• **DATA SECTION**:
---

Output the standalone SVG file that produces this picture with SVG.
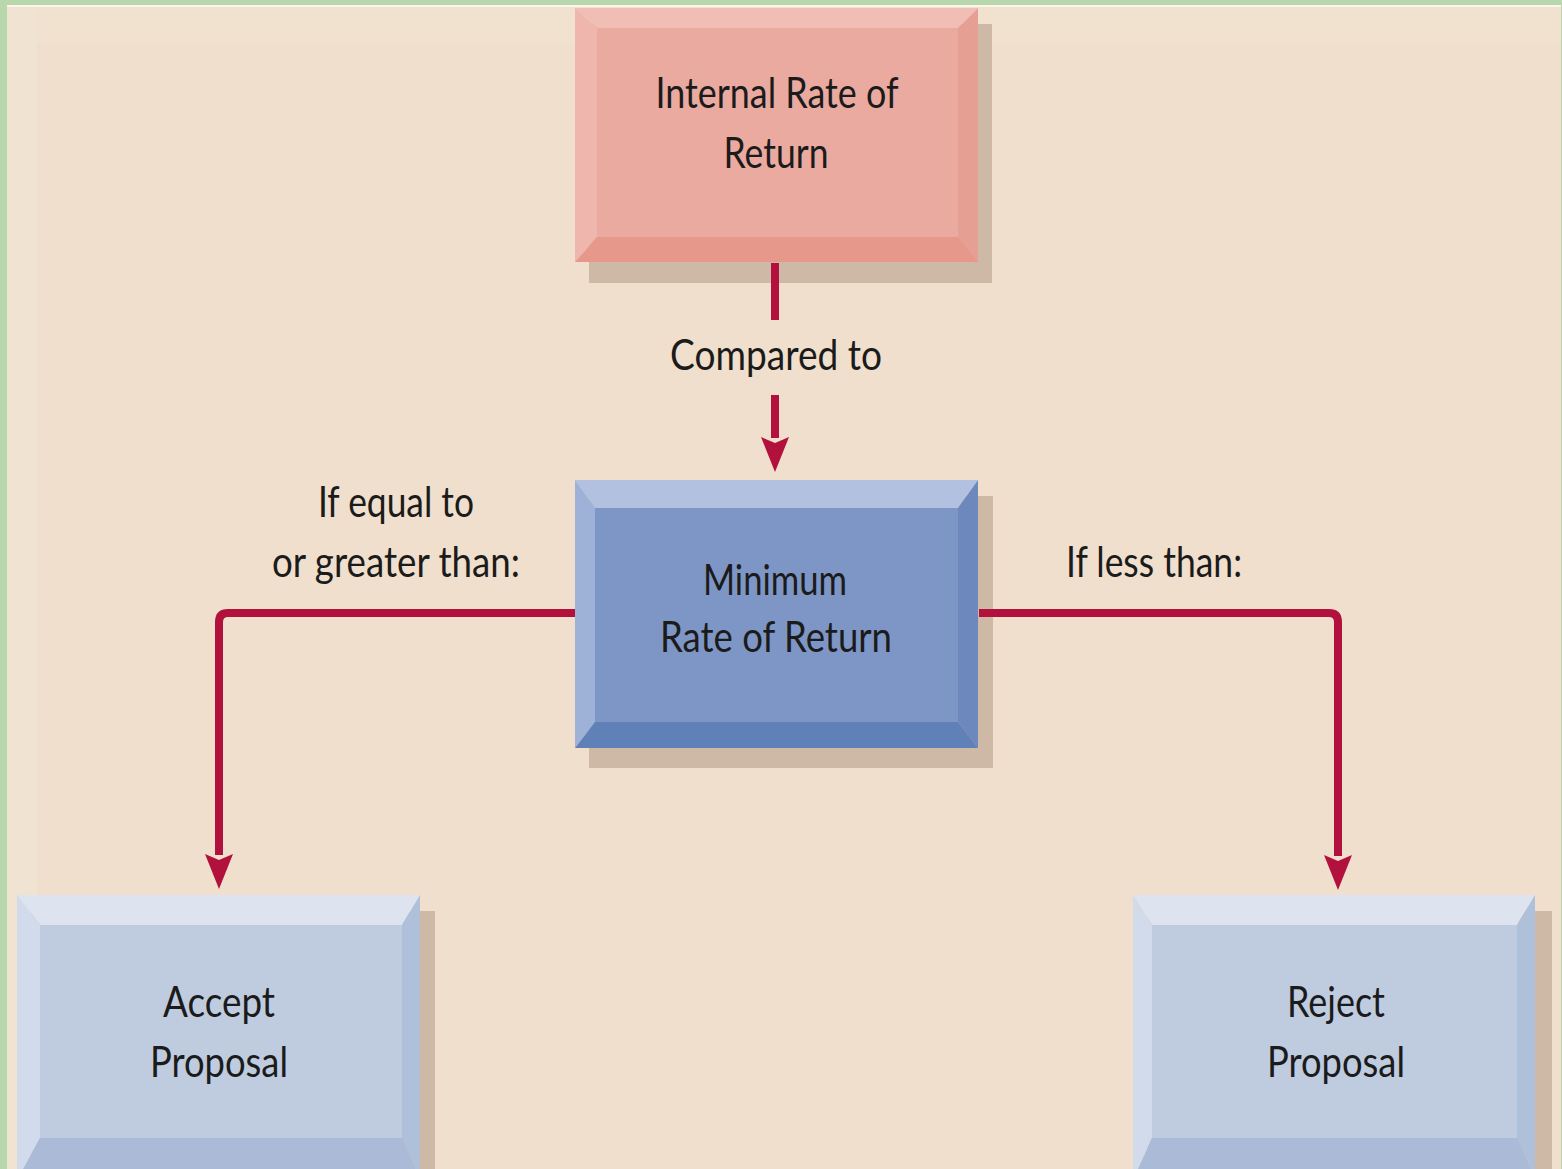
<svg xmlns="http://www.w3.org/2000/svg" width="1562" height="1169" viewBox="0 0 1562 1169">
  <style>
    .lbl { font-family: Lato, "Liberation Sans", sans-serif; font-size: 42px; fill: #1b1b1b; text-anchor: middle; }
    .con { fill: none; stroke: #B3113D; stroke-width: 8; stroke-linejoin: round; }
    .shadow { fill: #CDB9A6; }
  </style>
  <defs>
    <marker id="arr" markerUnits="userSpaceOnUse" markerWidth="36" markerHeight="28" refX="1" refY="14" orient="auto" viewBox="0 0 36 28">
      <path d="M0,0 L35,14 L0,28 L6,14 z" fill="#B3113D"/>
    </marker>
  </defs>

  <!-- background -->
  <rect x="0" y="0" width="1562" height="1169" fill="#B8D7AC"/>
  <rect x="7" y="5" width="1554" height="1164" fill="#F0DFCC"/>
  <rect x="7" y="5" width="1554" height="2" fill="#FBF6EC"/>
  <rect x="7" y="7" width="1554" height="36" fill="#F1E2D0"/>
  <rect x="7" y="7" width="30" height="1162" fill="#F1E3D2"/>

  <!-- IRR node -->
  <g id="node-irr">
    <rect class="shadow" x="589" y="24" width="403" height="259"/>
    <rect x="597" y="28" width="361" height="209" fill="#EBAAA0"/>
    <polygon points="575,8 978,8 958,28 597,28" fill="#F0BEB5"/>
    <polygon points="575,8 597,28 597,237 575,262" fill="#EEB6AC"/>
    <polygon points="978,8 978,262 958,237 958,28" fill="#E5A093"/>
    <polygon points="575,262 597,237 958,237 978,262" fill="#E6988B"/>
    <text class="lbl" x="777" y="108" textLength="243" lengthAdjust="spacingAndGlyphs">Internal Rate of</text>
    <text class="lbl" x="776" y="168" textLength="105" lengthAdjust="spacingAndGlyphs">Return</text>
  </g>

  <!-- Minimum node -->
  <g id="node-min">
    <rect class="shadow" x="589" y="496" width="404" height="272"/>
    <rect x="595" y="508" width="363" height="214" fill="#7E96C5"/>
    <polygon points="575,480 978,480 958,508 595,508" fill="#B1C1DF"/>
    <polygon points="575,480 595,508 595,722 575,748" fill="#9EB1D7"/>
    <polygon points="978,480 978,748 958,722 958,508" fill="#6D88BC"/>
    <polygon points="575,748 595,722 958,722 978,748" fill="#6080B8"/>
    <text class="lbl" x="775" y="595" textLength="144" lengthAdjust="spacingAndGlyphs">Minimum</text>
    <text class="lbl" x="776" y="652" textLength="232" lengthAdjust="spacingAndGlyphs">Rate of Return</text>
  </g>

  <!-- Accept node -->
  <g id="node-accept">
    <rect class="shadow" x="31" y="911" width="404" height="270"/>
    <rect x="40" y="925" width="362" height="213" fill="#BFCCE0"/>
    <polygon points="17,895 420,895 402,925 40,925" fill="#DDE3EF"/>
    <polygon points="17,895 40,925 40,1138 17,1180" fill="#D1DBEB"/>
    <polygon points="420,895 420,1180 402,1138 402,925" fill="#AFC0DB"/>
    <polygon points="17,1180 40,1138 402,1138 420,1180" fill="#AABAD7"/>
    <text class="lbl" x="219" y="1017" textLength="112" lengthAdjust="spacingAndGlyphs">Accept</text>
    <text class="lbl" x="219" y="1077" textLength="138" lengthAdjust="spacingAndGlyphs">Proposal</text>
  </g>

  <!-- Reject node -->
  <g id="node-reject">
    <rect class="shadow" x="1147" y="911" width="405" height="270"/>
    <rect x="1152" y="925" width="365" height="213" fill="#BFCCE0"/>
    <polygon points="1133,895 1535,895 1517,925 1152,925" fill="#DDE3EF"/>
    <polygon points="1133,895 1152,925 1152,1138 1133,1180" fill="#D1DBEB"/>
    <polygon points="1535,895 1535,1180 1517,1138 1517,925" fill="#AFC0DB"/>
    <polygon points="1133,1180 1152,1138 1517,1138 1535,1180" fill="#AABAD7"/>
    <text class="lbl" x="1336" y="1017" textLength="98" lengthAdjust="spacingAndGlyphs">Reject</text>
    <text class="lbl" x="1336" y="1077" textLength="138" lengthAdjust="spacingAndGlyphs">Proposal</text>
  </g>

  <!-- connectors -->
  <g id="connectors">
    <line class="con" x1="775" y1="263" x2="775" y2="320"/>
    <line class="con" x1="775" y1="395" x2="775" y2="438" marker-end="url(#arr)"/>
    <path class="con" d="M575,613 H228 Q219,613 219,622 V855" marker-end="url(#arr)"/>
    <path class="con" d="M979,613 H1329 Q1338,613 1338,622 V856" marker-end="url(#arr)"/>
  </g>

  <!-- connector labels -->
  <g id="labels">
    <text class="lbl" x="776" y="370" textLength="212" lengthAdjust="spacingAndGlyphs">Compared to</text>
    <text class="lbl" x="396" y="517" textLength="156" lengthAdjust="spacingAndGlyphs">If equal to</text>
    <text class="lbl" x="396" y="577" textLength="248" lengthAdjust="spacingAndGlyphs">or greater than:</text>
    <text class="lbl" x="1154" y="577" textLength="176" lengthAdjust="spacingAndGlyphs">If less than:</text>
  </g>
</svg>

---

• **PROBLEM REQUIREMENTS**: Quote the material exactly. Pictures stay out.

• **WRITTEN SOLUTION**:
Output the standalone SVG file that produces this picture with SVG.
<svg xmlns="http://www.w3.org/2000/svg" width="1562" height="1169" viewBox="0 0 1562 1169">
  <style>
    .lbl { font-family: Lato, "Liberation Sans", sans-serif; font-size: 42px; fill: #1b1b1b; text-anchor: middle; }
    .con { fill: none; stroke: #B3113D; stroke-width: 8; stroke-linejoin: round; }
    .shadow { fill: #CDB9A6; }
  </style>
  <defs>
    <marker id="arr" markerUnits="userSpaceOnUse" markerWidth="36" markerHeight="28" refX="1" refY="14" orient="auto" viewBox="0 0 36 28">
      <path d="M0,0 L35,14 L0,28 L6,14 z" fill="#B3113D"/>
    </marker>
  </defs>

  <!-- background -->
  <rect x="0" y="0" width="1562" height="1169" fill="#B8D7AC"/>
  <rect x="7" y="5" width="1554" height="1164" fill="#F0DFCC"/>
  <rect x="7" y="5" width="1554" height="2" fill="#FBF6EC"/>
  <rect x="7" y="7" width="1554" height="36" fill="#F1E2D0"/>
  <rect x="7" y="7" width="30" height="1162" fill="#F1E3D2"/>

  <!-- IRR node -->
  <g id="node-irr">
    <rect class="shadow" x="589" y="24" width="403" height="259"/>
    <rect x="597" y="28" width="361" height="209" fill="#EBAAA0"/>
    <polygon points="575,8 978,8 958,28 597,28" fill="#F0BEB5"/>
    <polygon points="575,8 597,28 597,237 575,262" fill="#EEB6AC"/>
    <polygon points="978,8 978,262 958,237 958,28" fill="#E5A093"/>
    <polygon points="575,262 597,237 958,237 978,262" fill="#E6988B"/>
    <text class="lbl" x="777" y="108" textLength="243" lengthAdjust="spacingAndGlyphs">Internal Rate of</text>
    <text class="lbl" x="776" y="168" textLength="105" lengthAdjust="spacingAndGlyphs">Return</text>
  </g>

  <!-- Minimum node -->
  <g id="node-min">
    <rect class="shadow" x="589" y="496" width="404" height="272"/>
    <rect x="595" y="508" width="363" height="214" fill="#7E96C5"/>
    <polygon points="575,480 978,480 958,508 595,508" fill="#B1C1DF"/>
    <polygon points="575,480 595,508 595,722 575,748" fill="#9EB1D7"/>
    <polygon points="978,480 978,748 958,722 958,508" fill="#6D88BC"/>
    <polygon points="575,748 595,722 958,722 978,748" fill="#6080B8"/>
    <text class="lbl" x="775" y="595" textLength="144" lengthAdjust="spacingAndGlyphs">Minimum</text>
    <text class="lbl" x="776" y="652" textLength="232" lengthAdjust="spacingAndGlyphs">Rate of Return</text>
  </g>

  <!-- Accept node -->
  <g id="node-accept">
    <rect class="shadow" x="31" y="911" width="404" height="270"/>
    <rect x="40" y="925" width="362" height="213" fill="#BFCCE0"/>
    <polygon points="17,895 420,895 402,925 40,925" fill="#DDE3EF"/>
    <polygon points="17,895 40,925 40,1138 17,1180" fill="#D1DBEB"/>
    <polygon points="420,895 420,1180 402,1138 402,925" fill="#AFC0DB"/>
    <polygon points="17,1180 40,1138 402,1138 420,1180" fill="#AABAD7"/>
    <text class="lbl" x="219" y="1017" textLength="112" lengthAdjust="spacingAndGlyphs">Accept</text>
    <text class="lbl" x="219" y="1077" textLength="138" lengthAdjust="spacingAndGlyphs">Proposal</text>
  </g>

  <!-- Reject node -->
  <g id="node-reject">
    <rect class="shadow" x="1147" y="911" width="405" height="270"/>
    <rect x="1152" y="925" width="365" height="213" fill="#BFCCE0"/>
    <polygon points="1133,895 1535,895 1517,925 1152,925" fill="#DDE3EF"/>
    <polygon points="1133,895 1152,925 1152,1138 1133,1180" fill="#D1DBEB"/>
    <polygon points="1535,895 1535,1180 1517,1138 1517,925" fill="#AFC0DB"/>
    <polygon points="1133,1180 1152,1138 1517,1138 1535,1180" fill="#AABAD7"/>
    <text class="lbl" x="1336" y="1017" textLength="98" lengthAdjust="spacingAndGlyphs">Reject</text>
    <text class="lbl" x="1336" y="1077" textLength="138" lengthAdjust="spacingAndGlyphs">Proposal</text>
  </g>

  <!-- connectors -->
  <g id="connectors">
    <line class="con" x1="775" y1="263" x2="775" y2="320"/>
    <line class="con" x1="775" y1="395" x2="775" y2="438" marker-end="url(#arr)"/>
    <path class="con" d="M575,613 H228 Q219,613 219,622 V855" marker-end="url(#arr)"/>
    <path class="con" d="M979,613 H1329 Q1338,613 1338,622 V856" marker-end="url(#arr)"/>
  </g>

  <!-- connector labels -->
  <g id="labels">
    <text class="lbl" x="776" y="370" textLength="212" lengthAdjust="spacingAndGlyphs">Compared to</text>
    <text class="lbl" x="396" y="517" textLength="156" lengthAdjust="spacingAndGlyphs">If equal to</text>
    <text class="lbl" x="396" y="577" textLength="248" lengthAdjust="spacingAndGlyphs">or greater than:</text>
    <text class="lbl" x="1154" y="577" textLength="176" lengthAdjust="spacingAndGlyphs">If less than:</text>
  </g>
</svg>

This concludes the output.